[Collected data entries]
Start

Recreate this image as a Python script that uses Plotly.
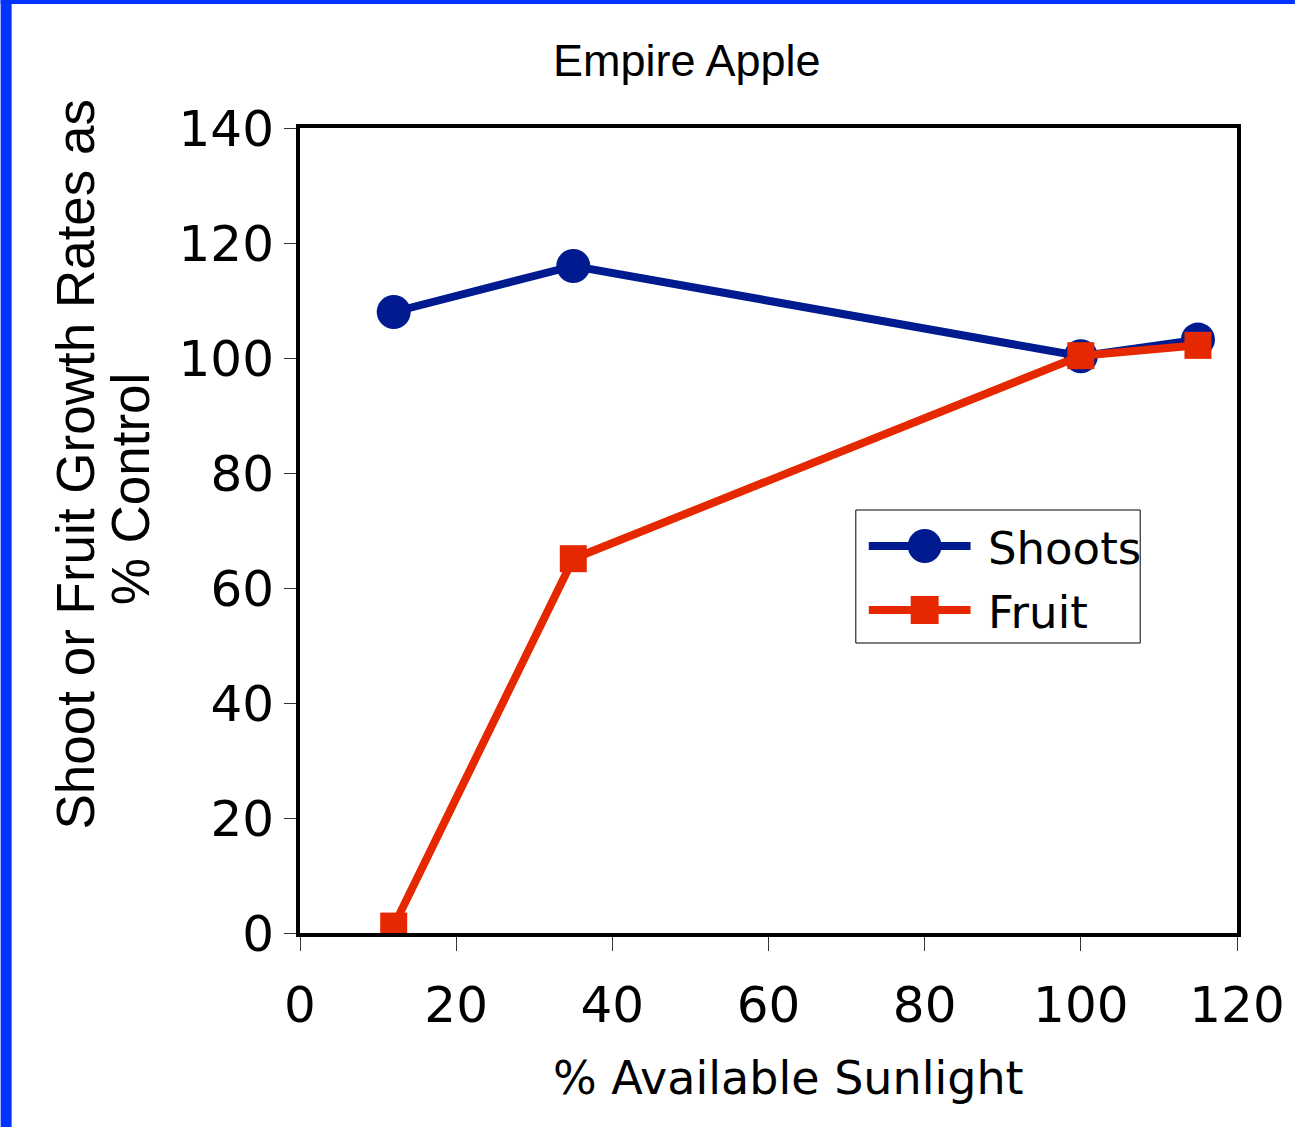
import plotly.graph_objects as go

sunlight = [12, 35, 100, 115]
shoots = [108, 116, 100.3, 103.2]
fruit = [1.2, 65.1, 100.4, 102.2]
series_names = ["Shoots", "Fruit"]

x_ticks = [0, 20, 40, 60, 80, 100, 120]
y_ticks = [0, 20, 40, 60, 80, 100, 120, 140]

W, H = 1297, 1127
L, R, T, B = 300, 58, 128, 194
PW, PH = W - L - R, H - T - B

def px(x):
    return (x - L) / PW

def py(y):
    return (H - B - y) / PH

blue = "#001a8f"
red = "#e62800"

fig = go.Figure()
fig.add_trace(go.Scatter(
    x=sunlight, y=shoots, name=series_names[0], mode="lines+markers",
    line=dict(color=blue, width=8),
    marker=dict(symbol="circle", size=34, color=blue),
))
fig.add_trace(go.Scatter(
    x=sunlight, y=fruit, name=series_names[1], mode="lines+markers",
    line=dict(color=red, width=8),
    marker=dict(symbol="square", size=27, color=red),
))

axis_common = dict(
    showgrid=False, zeroline=False, showline=True, linecolor="black",
    linewidth=4, mirror=True, ticks="outside", tickcolor="#333333",
    tickwidth=1, tickfont=dict(family="DejaVu Sans", size=50, color="black"),
)

fig.update_xaxes(range=[0, 120], tickvals=x_ticks, ticklen=14,
                 ticklabelstandoff=11, **axis_common)
fig.update_yaxes(range=[0, 140], tickvals=y_ticks, ticklen=12,
                 ticklabelstandoff=0, **axis_common)

annotations = [
    dict(text="Empire Apple", x=px(688), y=py(60), xref="paper", yref="paper",
         showarrow=False, font=dict(family="Liberation Sans", size=45, color="black"),
         xanchor="center", yanchor="middle"),
    dict(text="% Available Sunlight", x=px(790), y=py(1078), xref="paper", yref="paper",
         showarrow=False, font=dict(family="DejaVu Sans", size=46, color="black"),
         xanchor="center", yanchor="middle"),
    dict(text="Shoot or Fruit Growth Rates as", x=px(75), y=py(464), xref="paper", yref="paper",
         showarrow=False, textangle=-90,
         font=dict(family="Liberation Sans", size=53, color="black"),
         xanchor="center", yanchor="middle"),
    dict(text="% Control", x=px(130), y=py(489), xref="paper", yref="paper",
         showarrow=False, textangle=-90,
         font=dict(family="Liberation Sans", size=53, color="black"),
         xanchor="center", yanchor="middle"),
]

# custom legend (large symbols as in the original)
leg_rows = [(series_names[0], blue, "circle", 546), (series_names[1], red, "square", 610)]
shapes = [
    dict(type="rect", xref="paper", yref="paper", x0=px(857), x1=px(1142),
         y0=py(643), y1=py(510), fillcolor="white", line=dict(color="black", width=1),
         layer="above"),
]
for name, col, sym, yc in leg_rows:
    shapes.append(dict(type="line", xref="paper", yref="paper", x0=px(870), x1=px(972),
                       y0=py(yc), y1=py(yc), line=dict(color=col, width=8), layer="above"))
    if sym == "circle":
        shapes.append(dict(type="circle", xref="paper", yref="paper", x0=px(909), x1=px(943),
                           y0=py(yc + 17), y1=py(yc - 17), fillcolor=col,
                           line=dict(width=0), layer="above"))
    else:
        shapes.append(dict(type="rect", xref="paper", yref="paper", x0=px(912), x1=px(940),
                           y0=py(yc + 14), y1=py(yc - 14), fillcolor=col,
                           line=dict(width=0), layer="above"))
    annotations.append(dict(text=name, x=px(987), y=py(yc + 2), xref="paper", yref="paper",
                            showarrow=False, xanchor="left", yanchor="middle",
                            font=dict(family="DejaVu Sans", size=45, color="black")))

shapes += [
    dict(type="rect", xref="paper", yref="paper", x0=px(0), x1=px(11), y0=py(H), y1=py(0),
         fillcolor="#0033ff", line=dict(width=0), layer="above"),
    dict(type="rect", xref="paper", yref="paper", x0=px(0), x1=px(W), y0=py(4), y1=py(0),
         fillcolor="#0033ff", line=dict(width=0), layer="above"),
]

fig.update_layout(
    width=W, height=H,
    margin=dict(l=L, r=R, t=T, b=B),
    paper_bgcolor="white", plot_bgcolor="white",
    showlegend=False,
    annotations=annotations,
    shapes=shapes,
)

fig.write_html("out.html")
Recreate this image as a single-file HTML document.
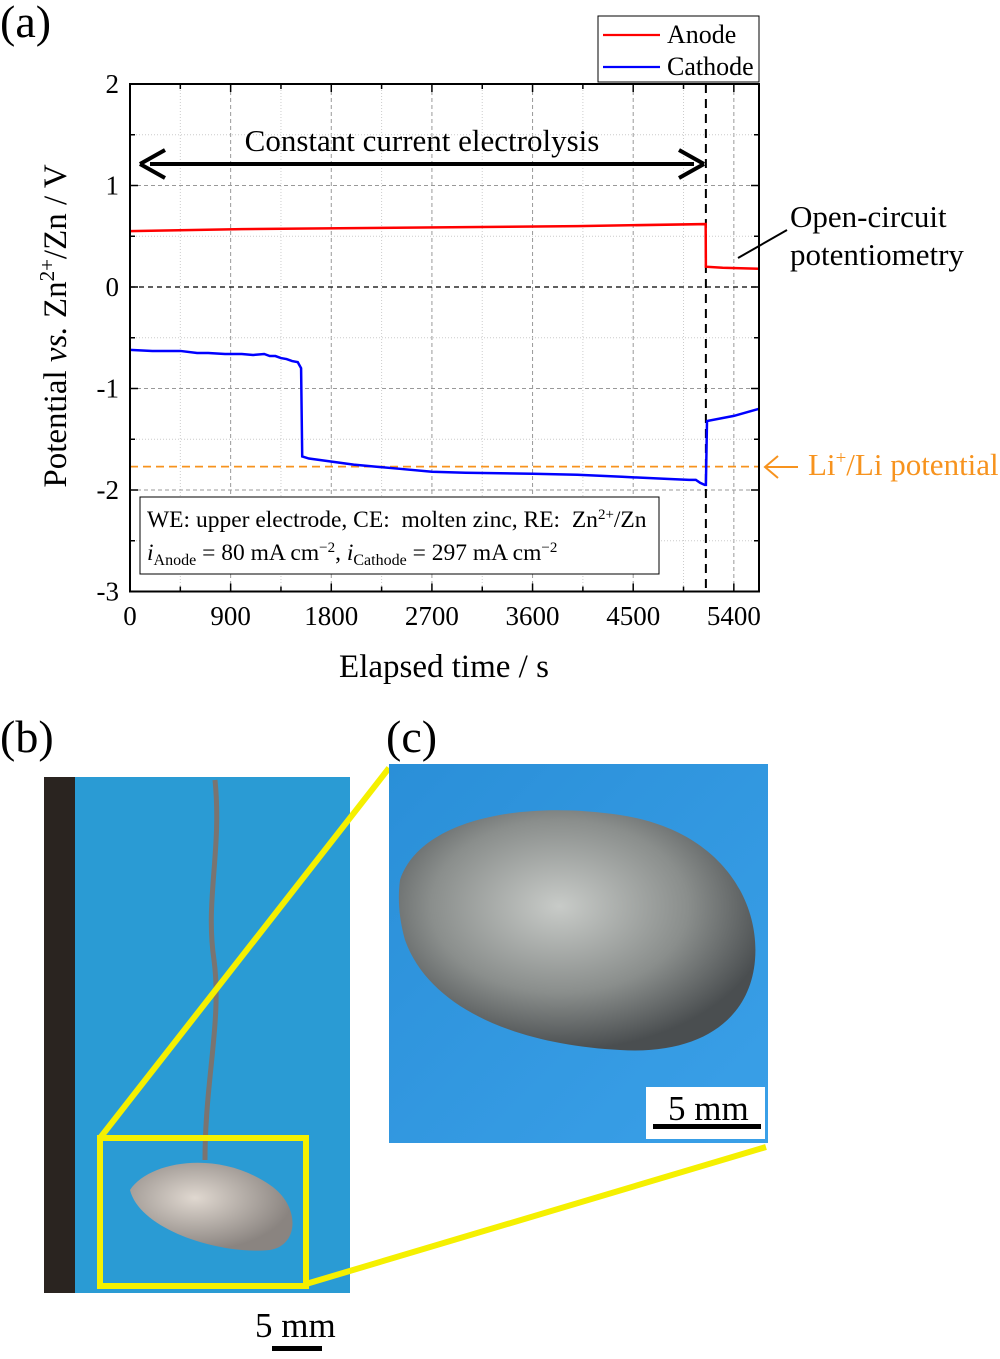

End

[Exercise instructions]
Pull out each line of the entries that contains "image".

[Solution to this problem]
Recreate this image as a Python script that uses Plotly.
Recreate this image as a single-file HTML document.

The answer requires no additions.